Trump’s military ban was the most public display of his administration’s anti-trans agenda

In June 2016, President Barack Obama’s Defense Secretary Ash Carter announced the DOD would lift its long-running ban on transgender service members, a remnant of the days before even the “don’t ask, don’t tell” era of queer enlistment. The policy allowed for trans people to both enlist and serve just as cisgender people do, removing decades of prejudicial barriers to service.

That policy was reversed fairly quickly under Trump, whose evangelical advisers sought a broad range of government restrictions on the lives of trans people, including those in the military.

Despite his administration’s record on the issue, Trump rarely mentioned trans people himself. His tweets on July 26, 2017, banning trans people from the military were an exception.

“After consultation with my Generals and military experts, please be advised that the United States Government will not accept or allow … Transgender individuals to serve in any capacity in the U.S. Military,” he said in a series of tweets, citing that the military “cannot be burdened with the tremendous medical costs and disruption that transgender in the military would entail.”

Though Trump noted the alleged cost of transition-related medical care in justifying his ban on trans troops, according to a 2016 RAND Corporation report, the military would need just $2.4 million to $8.4 million per year to pay for transition-related care, an increase of 0.4 to 0.13 percent in health care spending. The military spends five times that amount on Viagra alone.

Ultimately, Trump’s policy of exclusion took time to develop and be implemented, in part due to several federal lawsuits against the ban — not seeing completion until January 2019. The policy Trump’s military brass came up with forced all troops to serve and present themselves according to the sex stereotypes and gender roles of their assigned sex at birth. In other words, trans women with gender dysphoria would still be allowed to serve as long as they forwent hormone replacement therapy, continued to be referred to by a male name and male pronouns, and met the applicable male grooming and physical standards. Trans advocates compared it to forcible conversion therapy.

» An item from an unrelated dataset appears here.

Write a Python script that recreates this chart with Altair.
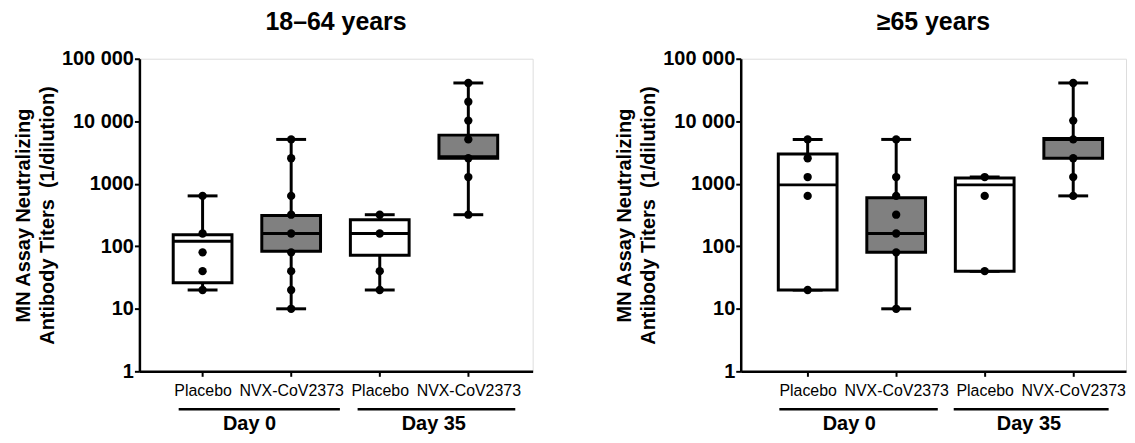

Though the policy grandfathered in troops who had already begun transitioning when the policy went into place, critics of the ban pointed out how blatantly transphobic such a policy was.

The administration, in turn, tried to argue in court that the policy was not a “ban,” per se, since it allowed trans troops to serve — but only if they publicly committed to not transitioning. But a ban on transitioning is effectively a ban on trans people themselves.

What Biden’s order actually says and does

According to the executive order’s text, “involuntary separations, discharges, and denials of reenlistment or continuation of service on the basis of gender identity or under circumstances relating to gender identity” are now prohibited.

Notably absent from that list of prohibited practices is the bar on new enlistments by trans people, making it unclear if new enlistees can be subject to discrimination. The White House did not respond to a request for clarification from Vox.

But LGBTQ legal experts cautioned against rushing to judgment about whether new enlistments remain banned. “I understand people are anxious to see the full order and to confirm its scope, but I’m confident that the intent is to encompass both enlistments and continued service,” Shannon Minter, legal director at the National Center of Lesbian Rights, told Vox before the text of the executive order was released. NCLR had previously sued the Trump administration over the ban.

The executive order also orders the Pentagon to review the records of those discharged under the Trump policy and to develop clear guidelines for adjusting the records of those punished under the old policy.

According to the Washington Blade’s Chris Johnson, Biden’s order gives the departments of Defense and Homeland Security 60 days to make progress on lifting the ban. The 60-day window is notably longer than the 30 days that the Palm Center, an independent, nonpartisan think tank for public policy, estimated it would take to fully reverse the ban.